Referring to the decision of Deputy President Roche in Abou-Haidar v Consolidated Wire Pty Limited [2010] NSWWCC PD128, the Arbitrator observed that in deterioration claims if the assessment is the same as in a previous award or order of the Commission, there will be no basis for referral to an AMS. The arbitrator observed that in his most recent report, Dr Guirgis had erroneously assessed a total of 17% WPI whereas the actual total was 15% WPI.

Arbitrator Wynyard noted that no statement had been filed on the worker’s behalf. The Arbitrator commented that evidence from the worker himself may well have satisfied the onus of proof in establishing a prima facie case of deterioration. Arbitrator Wynyard observed that it would be absurd if all that was required to have a worker assessed by an AMS for additional impairment was for the same report of the specialist to be resubmitted. Similarly, as in this particular matter, a further report containing the same opinion would be equally absurd. If this was to be allowed there would be no end to litigation. To refer a further application for WPI without prima facie evidence of an increase in WPI had the potential to cause unnecessary confusion for the AMS to whom the matter would be referred.

The Arbitrator also considered the determination of Acting President Deputy Moore in E v Sydney South West Area Health Service (Concord Hospital) [2009] NSWWCC PD 108, which was concerned with an alleged deterioration of the worker’s sexual function as a result of a back injury. In that matter, the Deputy President stated that the onus of establishing whether or not there has been deterioration lay with the worker. If there was plausible evidence of deterioration, the worker is entitled to be assessed by an AMS. As the medico-legal expert had certified an increase from 20% to 40% permanent loss of efficient use of the sexual organs, Acting Deputy President Moore found that the onus had been satisfied.

Arbitrator Wynyard also considered the decision of Deputy President Roche in Gane v Dubbo City Council [2007] NSWWCC PD140. In that matter an application for further impairment followed a settlement between the parties by way of a Section 66A agreement. Without expressing a concluded view, Deputy President Roche thought it was arguable an estoppel could arise following the Section 66A agreement. An arbitrator’s refusal to refer the matter to an AMS would be in error if the arbitrator firstly did not deal with the estoppel issue.

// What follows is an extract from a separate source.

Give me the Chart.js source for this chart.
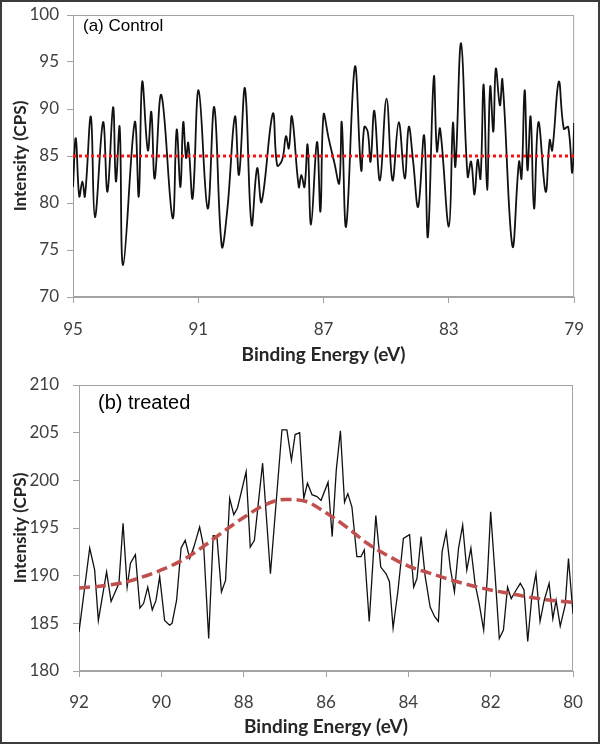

Overall, Arbitrator Wynyard preferred the view expressed in E v Sydney South West Area Health Service that prima facie proof of an actual change in circumstances needed to be proved otherwise the estoppel created by the original award or judgment would apply. If a prima facie case is not made out in the subsequent application then the employer is entitled to rely upon the continuation of the estoppels. Arbitrator Wynyard determined there was no evidence before him that on the balance of probabilities there had been deterioration in the worker’s condition. Just because there had been further surgery did not automatically provide evidence of deterioration. Indeed, the purpose of surgery was to improve a worker’s condition.

It is also worthwhile mentioning the appeal decision in Campbelltown Tennis Club Limited v Lee [2013] NSWWCC PD50 (“Lee”). In Lee, President Keating commented that in order for the Commission to award a further lump sum compensation, one of the three circumstances set out in Section 66A (3) must be demonstrated. If a worker entered into a Complying Agreement pursuant to Section 66A, then this was a final and binding agreement as to permanent impairment compensation.

Once an agreement had been entered into, a worker must demonstrate an increase in the degree of permanent impairment beyond that agreed previously. If there was no evidence to demonstrate an increase, there can be no referral to an AMS.

Whilst each claim for deterioration leading to additional permanent impairment turns on the individual facts, it would appear that both qualified medical evidence and evidence from the worker evidencing deterioration is required before the claim can proceed to an AMS. The manner of resolution of the initial claim and the evidence supporting the subsequent claim must all be carefully examined to determine whether in fact there is prima facie evidence of deterioration in a worker’s condition since an earlier award or agreement was entered into.